Fowler was posted to his native Ireland in 1903. This gave him the opportunity to hunt and to find a wife. He married Mary Brooke in 1904 at the age of 40. He remained in Ireland until 1910 when the Commandant of the Staff College, Major-General Sir William Robertson, chose him to be an Instructor. In April 1913 he was appointed Commandant of the Army Signals School, Aldershot, a command he still held on the outbreak of war. On mobilization, he became Director of Army Signals of the British Expeditionary Force. John Fowler was the only man to occupy this increasingly important post and one of only seven generals to retain the same post for the whole of the war on the Western Front.
Although Fowler’s name is unknown to fame, he was one of the key figures in the BEF. His job was not an easy one. The British army was essentially a colonial police force used to fighting limited counter-insurgency operations, in which communications were often rudimentary and extemporised. Few commanders were familiar with signals organisation and technology and signals were no one’s priority when the Great War began. Fowler accordingly faced immense problems of personnel, equipment and organisation. The scale and intensity of the war on the Western Front, the rapid expansion of the army and the onset of trench warfare soon multiplied these difficulties.
Fowler had a mere 72 officers and 2,200 men at his disposal in August 1914 and this number suffered significant attrition in the early battles. But the growth of the Signals Service was exponential. He overcame the difficulties of training by utilising to the maximum extent the already trained civilian personnel of the General Post Office. Fowler never took a trade union attitude to civilian expertise, which was given its head in the organisation he created. By the end of the war Fowler was commanding 70,000 men. Under his leadership they developed a strong unit identity and a great esprit de corps.

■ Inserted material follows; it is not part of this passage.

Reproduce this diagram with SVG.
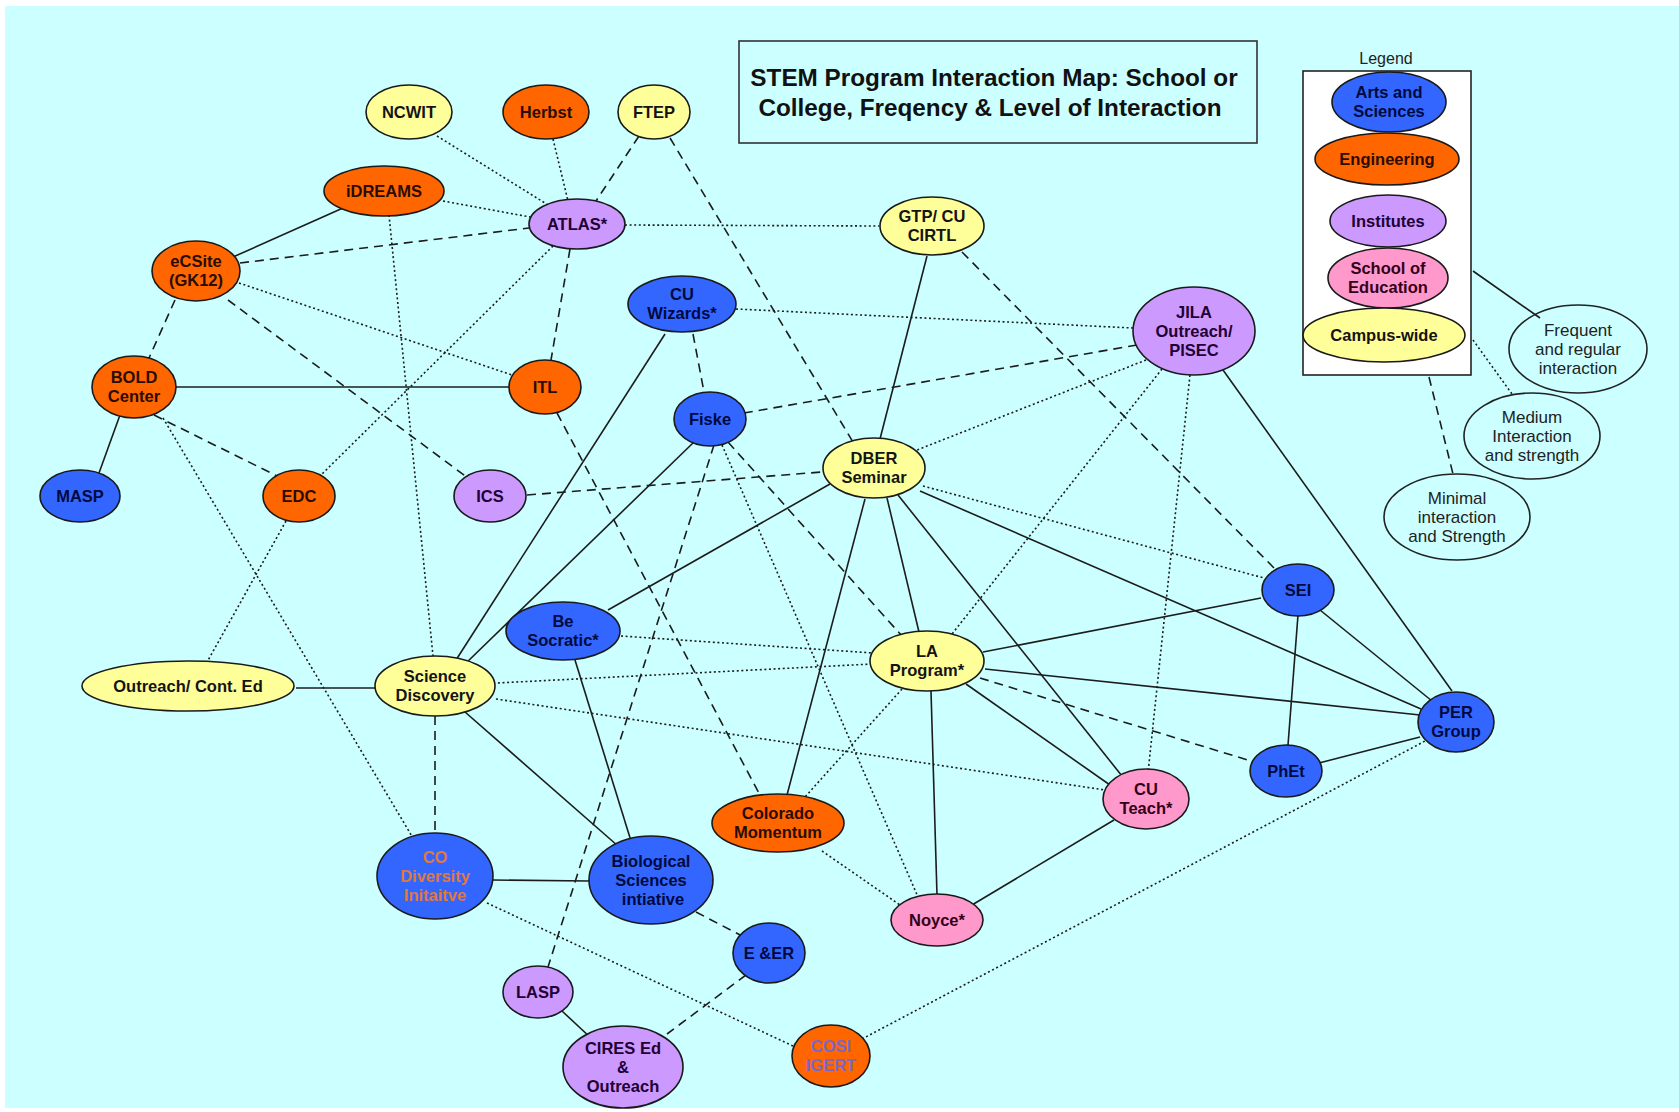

Communications technology, notably wireless, was in many ways in its infancy in 1914. The BEF’s communications depended to a large extent on visual means and on despatch riders. There was an acute shortage of cable that British industry was slow to repair. Fowler’s attitude to technological change was entirely pragmatic. All and every technology was utilised so long as it worked: flags; lamps; motor-cycle despatch riders; pigeons; dogs; telegraph and telephone carried by air and subterranean cable; the power buzzer; wireless. An organisation evolved that was capable of carrying the vast amount of signals traffic necessary for the BEF’s day to day functioning. Martin Van Creveld has calculated that a single British army on the Western Front generated daily 10,000 telegrams, 20,000 phone calls and 5,000 messages delivered by despatch riders. Eighty-five per cent of these communications were carried by wire. The system had not only to cope with volume but had also to be reliable, quick and capable of adapting to constantly changing conditions. From the front line to the rear, formations and units were enabled to talk to one another and to their line of command. Infantry could communicate with artillery, artillery with the RFC. Great ingenuity and effort was put into maintaining the security and flexibility of communications during periods of combat. Signals intelligence and deception made their appearance on the battlefield, where they played a crucial part in the success of 8 August 1918, at Amiens. The failure to develop a man-portable wireless, however, meant that communications forward of the front line remained perilous and inadequate, with major consequences for the successful conduct of military operations. Signals practice was codified in two important manuals, SS 148 Forward Inter-Communication in Battle (March 1917) and SS 191 Forward Inter-Communication in the Field (November 1917), which demonstrated beyond doubt official recognition of the Signal Service and established Communications as an indispensable element of Command and Control. Fowler presided over this transformation with tact and charm. He was accessible and receptive to new ideas. He was self-confident enough to defer to expert advice on technical matters and was adept at recognising and promoting talent. Above all, he was forward thinking and undaunted by the scale and complexity of his task. He proved himself a big man for a big job.
Fowler was knighted in 1918. He remained in the army after the war, serving as GOC British Forces in China (1922-5). He retired in 1928. His appointment as first Colonel Commandant of the newly established Royal Corps of Signals in 1923 was entirely appropriate. Fowler’s formidable sister, Louisa, was the wife of General Sir Alexander Godley.